The protection of citizens when they were old and vulnerable, he said, was the bottom line in all pension matters and that responsibility rested with the government, hence the need for the government to take keen interest in the management of funds set aside for that purpose.

“We believe in the power of the state in protecting pensioners. We believe the private sector has a role to play in this endeavour, but we are also guided by bitter case studies in Ghana and across the globe. When bankruptcy sets in, who will bail the poor pensioner out? Who will protect the retirement income security of the pensioner? This is the thrust of government’s actions. Let us all get to work even as we negotiate, for the two are not mutually exclusive and exhaustive,” he added.

In a related development, striking labour unions have said they were in talks with their lawyers and will take a decision on their next line of action today, reports Rebecca Quaicoe-Duho.
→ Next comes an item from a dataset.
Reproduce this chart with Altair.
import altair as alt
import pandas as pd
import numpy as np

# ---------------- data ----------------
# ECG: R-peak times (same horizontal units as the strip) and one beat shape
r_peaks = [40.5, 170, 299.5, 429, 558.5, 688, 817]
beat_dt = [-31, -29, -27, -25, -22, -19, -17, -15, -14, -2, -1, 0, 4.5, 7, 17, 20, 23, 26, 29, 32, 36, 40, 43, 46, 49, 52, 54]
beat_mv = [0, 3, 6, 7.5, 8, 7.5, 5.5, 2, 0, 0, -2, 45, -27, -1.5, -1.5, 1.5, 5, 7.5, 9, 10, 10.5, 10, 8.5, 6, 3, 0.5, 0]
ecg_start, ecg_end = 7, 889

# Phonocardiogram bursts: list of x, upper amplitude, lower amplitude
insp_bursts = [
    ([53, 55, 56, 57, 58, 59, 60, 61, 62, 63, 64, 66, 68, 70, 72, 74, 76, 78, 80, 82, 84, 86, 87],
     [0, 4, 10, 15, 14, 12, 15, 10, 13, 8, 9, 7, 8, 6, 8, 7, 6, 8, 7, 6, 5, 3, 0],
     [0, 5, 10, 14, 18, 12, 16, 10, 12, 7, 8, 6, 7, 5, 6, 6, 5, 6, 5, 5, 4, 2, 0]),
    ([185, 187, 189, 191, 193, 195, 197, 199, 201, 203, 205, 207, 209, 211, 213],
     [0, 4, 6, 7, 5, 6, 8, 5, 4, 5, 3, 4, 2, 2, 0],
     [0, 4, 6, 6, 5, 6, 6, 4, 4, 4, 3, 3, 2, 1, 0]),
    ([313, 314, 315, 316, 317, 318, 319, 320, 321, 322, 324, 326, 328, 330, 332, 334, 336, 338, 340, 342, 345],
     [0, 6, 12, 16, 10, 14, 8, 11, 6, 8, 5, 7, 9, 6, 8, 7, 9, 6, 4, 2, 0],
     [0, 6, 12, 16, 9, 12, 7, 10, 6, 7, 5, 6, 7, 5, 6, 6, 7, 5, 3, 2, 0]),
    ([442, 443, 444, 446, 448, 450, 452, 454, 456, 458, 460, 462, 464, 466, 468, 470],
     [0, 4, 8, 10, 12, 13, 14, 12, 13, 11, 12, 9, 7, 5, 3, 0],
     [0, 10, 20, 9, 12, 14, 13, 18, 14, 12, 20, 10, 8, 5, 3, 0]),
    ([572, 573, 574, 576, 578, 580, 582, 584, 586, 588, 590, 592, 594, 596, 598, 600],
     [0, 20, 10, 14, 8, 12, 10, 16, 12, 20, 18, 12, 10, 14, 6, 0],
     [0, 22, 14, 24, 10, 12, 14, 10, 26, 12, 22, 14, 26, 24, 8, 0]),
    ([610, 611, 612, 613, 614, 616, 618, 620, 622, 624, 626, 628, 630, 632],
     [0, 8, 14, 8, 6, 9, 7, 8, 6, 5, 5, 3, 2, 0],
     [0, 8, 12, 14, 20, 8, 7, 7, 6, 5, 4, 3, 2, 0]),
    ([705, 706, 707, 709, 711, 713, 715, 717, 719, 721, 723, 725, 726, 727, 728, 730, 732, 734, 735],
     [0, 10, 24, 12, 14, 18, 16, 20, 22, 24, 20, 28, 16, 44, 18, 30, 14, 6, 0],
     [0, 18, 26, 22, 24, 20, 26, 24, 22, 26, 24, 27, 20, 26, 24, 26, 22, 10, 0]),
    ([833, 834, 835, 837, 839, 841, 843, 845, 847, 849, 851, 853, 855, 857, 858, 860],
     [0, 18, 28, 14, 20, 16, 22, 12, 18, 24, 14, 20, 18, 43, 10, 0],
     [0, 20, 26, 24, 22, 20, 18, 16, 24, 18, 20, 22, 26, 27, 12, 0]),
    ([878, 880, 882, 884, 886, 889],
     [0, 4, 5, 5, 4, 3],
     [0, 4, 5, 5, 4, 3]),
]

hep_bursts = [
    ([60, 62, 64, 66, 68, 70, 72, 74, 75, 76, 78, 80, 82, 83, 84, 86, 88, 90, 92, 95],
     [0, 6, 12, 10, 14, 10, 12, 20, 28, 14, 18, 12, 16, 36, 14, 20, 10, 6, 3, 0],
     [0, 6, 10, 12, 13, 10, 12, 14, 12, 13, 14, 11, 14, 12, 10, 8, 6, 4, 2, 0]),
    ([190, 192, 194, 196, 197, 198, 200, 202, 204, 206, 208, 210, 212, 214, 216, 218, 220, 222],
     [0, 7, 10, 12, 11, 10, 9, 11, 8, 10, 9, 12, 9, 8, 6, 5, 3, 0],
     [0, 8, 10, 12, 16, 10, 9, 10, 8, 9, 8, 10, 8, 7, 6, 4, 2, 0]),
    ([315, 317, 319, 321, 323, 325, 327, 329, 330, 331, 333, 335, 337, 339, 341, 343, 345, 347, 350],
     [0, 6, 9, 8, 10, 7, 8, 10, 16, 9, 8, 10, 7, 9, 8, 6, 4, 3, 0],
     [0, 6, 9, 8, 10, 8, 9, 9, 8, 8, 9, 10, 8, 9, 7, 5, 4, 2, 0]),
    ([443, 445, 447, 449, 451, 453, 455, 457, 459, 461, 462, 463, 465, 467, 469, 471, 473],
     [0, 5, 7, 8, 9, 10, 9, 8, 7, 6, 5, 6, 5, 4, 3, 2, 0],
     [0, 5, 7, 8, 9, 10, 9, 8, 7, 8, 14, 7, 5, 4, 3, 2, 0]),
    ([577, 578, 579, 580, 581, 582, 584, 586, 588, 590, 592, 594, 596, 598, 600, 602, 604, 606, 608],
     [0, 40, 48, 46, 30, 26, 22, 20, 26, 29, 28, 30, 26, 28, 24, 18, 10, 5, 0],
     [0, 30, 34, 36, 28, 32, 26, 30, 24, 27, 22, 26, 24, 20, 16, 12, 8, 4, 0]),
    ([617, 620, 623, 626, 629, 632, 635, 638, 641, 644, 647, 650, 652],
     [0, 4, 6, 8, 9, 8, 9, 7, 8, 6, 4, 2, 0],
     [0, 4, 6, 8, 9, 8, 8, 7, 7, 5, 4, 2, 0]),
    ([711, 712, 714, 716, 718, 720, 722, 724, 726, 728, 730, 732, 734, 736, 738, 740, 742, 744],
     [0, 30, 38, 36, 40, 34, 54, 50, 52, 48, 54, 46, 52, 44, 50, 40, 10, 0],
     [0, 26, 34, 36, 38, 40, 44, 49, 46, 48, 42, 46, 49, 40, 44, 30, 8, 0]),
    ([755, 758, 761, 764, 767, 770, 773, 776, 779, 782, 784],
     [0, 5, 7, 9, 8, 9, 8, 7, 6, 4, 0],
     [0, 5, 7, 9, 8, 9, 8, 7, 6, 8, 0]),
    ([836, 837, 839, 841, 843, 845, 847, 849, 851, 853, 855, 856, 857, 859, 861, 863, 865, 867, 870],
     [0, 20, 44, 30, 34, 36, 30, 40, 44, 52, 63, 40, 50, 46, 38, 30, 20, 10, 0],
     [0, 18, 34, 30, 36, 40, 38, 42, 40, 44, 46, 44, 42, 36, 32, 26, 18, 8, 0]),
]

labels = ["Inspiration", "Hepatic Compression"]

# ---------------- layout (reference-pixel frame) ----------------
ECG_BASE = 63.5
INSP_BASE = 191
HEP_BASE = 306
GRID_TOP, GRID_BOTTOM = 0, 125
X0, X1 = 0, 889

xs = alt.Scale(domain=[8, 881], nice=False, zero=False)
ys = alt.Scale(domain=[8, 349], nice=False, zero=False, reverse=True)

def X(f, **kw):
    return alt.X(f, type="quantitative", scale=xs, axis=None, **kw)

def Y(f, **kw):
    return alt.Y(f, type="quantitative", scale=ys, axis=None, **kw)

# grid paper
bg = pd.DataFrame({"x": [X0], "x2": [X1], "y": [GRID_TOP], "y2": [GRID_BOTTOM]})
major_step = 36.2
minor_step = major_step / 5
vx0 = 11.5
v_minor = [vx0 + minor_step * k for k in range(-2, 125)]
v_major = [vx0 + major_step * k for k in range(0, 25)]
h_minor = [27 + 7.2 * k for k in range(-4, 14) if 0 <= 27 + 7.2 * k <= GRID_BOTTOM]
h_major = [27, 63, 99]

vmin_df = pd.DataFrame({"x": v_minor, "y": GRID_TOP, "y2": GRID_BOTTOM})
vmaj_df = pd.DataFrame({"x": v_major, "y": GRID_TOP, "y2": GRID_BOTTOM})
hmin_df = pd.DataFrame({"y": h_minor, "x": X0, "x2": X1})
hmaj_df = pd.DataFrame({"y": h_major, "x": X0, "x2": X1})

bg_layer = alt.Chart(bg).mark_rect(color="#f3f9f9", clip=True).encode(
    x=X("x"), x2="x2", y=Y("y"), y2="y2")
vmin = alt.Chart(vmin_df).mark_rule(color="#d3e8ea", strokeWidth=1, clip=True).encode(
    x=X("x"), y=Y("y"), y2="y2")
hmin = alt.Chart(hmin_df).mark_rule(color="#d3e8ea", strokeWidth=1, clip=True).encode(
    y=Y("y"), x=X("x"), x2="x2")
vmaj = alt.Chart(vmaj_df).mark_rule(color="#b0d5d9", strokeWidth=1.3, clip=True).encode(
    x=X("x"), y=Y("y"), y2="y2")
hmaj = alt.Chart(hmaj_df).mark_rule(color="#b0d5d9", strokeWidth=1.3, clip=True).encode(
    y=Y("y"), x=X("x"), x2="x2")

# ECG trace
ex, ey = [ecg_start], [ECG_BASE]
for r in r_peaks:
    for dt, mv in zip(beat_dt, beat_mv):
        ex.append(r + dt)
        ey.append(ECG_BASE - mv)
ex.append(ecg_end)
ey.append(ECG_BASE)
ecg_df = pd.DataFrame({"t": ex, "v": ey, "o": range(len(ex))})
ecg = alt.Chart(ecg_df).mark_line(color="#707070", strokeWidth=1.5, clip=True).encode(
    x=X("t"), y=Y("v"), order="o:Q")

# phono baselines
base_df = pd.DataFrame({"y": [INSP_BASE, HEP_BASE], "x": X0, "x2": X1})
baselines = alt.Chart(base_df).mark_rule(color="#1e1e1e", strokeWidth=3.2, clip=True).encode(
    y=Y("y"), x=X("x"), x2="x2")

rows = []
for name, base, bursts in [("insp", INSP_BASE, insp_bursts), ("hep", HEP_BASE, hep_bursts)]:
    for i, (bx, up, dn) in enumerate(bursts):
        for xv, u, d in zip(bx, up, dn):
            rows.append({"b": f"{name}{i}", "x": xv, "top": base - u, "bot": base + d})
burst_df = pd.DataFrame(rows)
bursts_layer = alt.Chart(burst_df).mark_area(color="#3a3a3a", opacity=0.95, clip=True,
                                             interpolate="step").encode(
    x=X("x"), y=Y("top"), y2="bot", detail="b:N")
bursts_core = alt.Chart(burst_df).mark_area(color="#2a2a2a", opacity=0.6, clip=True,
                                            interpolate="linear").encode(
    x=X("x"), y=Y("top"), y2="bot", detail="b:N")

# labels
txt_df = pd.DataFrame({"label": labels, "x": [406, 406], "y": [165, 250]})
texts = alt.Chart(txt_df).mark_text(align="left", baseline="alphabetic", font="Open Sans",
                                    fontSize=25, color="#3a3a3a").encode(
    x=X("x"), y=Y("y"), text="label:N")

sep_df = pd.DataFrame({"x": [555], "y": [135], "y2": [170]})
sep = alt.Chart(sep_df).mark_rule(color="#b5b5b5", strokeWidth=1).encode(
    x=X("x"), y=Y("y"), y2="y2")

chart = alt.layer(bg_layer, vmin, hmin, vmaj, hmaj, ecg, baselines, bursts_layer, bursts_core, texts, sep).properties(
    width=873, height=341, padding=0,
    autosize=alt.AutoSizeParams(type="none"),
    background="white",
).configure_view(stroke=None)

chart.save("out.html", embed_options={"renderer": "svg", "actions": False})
According to them, the court action taken by the government to compel them to go back to work will not help in solving the labour dispute.
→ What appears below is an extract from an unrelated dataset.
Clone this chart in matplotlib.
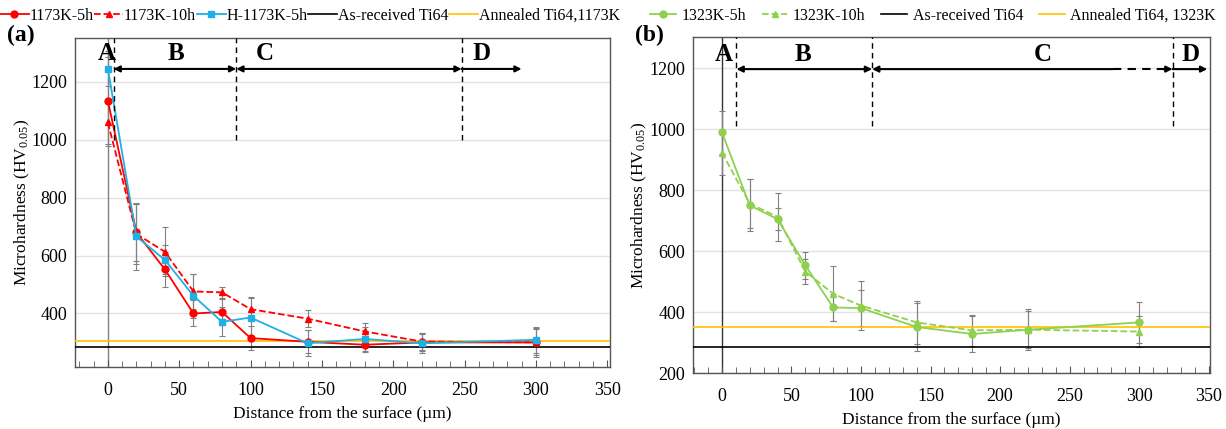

The President of the Ghana Medical Association (GMA), Dr Opoku Adusei, in an interview with the Daily Graphic, said, “he who fights and runs away, lives to fight another day”.

He said the GMA, as an entity, was not surprised at the government’s action since it had gone through a similar situation before.

He said the government’s refusal to resolve the issue of who manages the second-tier pension fund amicably and its decision to go to court to place an injunction on their fight for their rights “shows the type of employer that the government is”.

He said government, as an employer, instead of seeking the interest of its citizenry, was rather using its powers to restrain them from exercising their rights by sending them to court.

Dr Adusei said what the government was doing had not answered the burning questions that labour had been asking.

He said various spokespersons for the government had not been consistent with information on where the money was, how it had been invested and what interest had so far accrued on it?

The GMA President said so far, labour unions had received conflicting reports on the status of the monies that had been deducted as their tier-two funds.

He said the only thing that the striking labour unions could do was to accept their fate and plan for their own future as the government did not care.

He said if it happened that they had to go back to work, they would not exhibit any lackadaisical attitude but would perform their duties according to the laws and provisions guiding their various professions.


Twelve labour unions on October 22, 2014 embarked on a nationwide strike to demand from the government to allow them to manage the tier-two pension scheme.

The unions are the Health Service Workers Union (HSWU), the Ghana Registered Nurses’ Association (GRNA), the Ghana Medical Association (GMA), the Ghana Physician Assistants’ Association (GPAA), the Ghana Pharmacists Association (GHOSPA) and the Ghana Association of Certified Registered Anaesthetists (GRCRA).

Others are the Ghana National Association of Teachers (GNAT), Teachers and Educational Workers Union (TEWU), the National Association of Graduate Teachers (NAGRAT) and the Coalition of Concerned Teachers (CCT).

The rest are the Judicial Service Staff Association of Ghana (JUSAG) and the Civil and Local Government Staff Association of Ghana (CLOGSAG).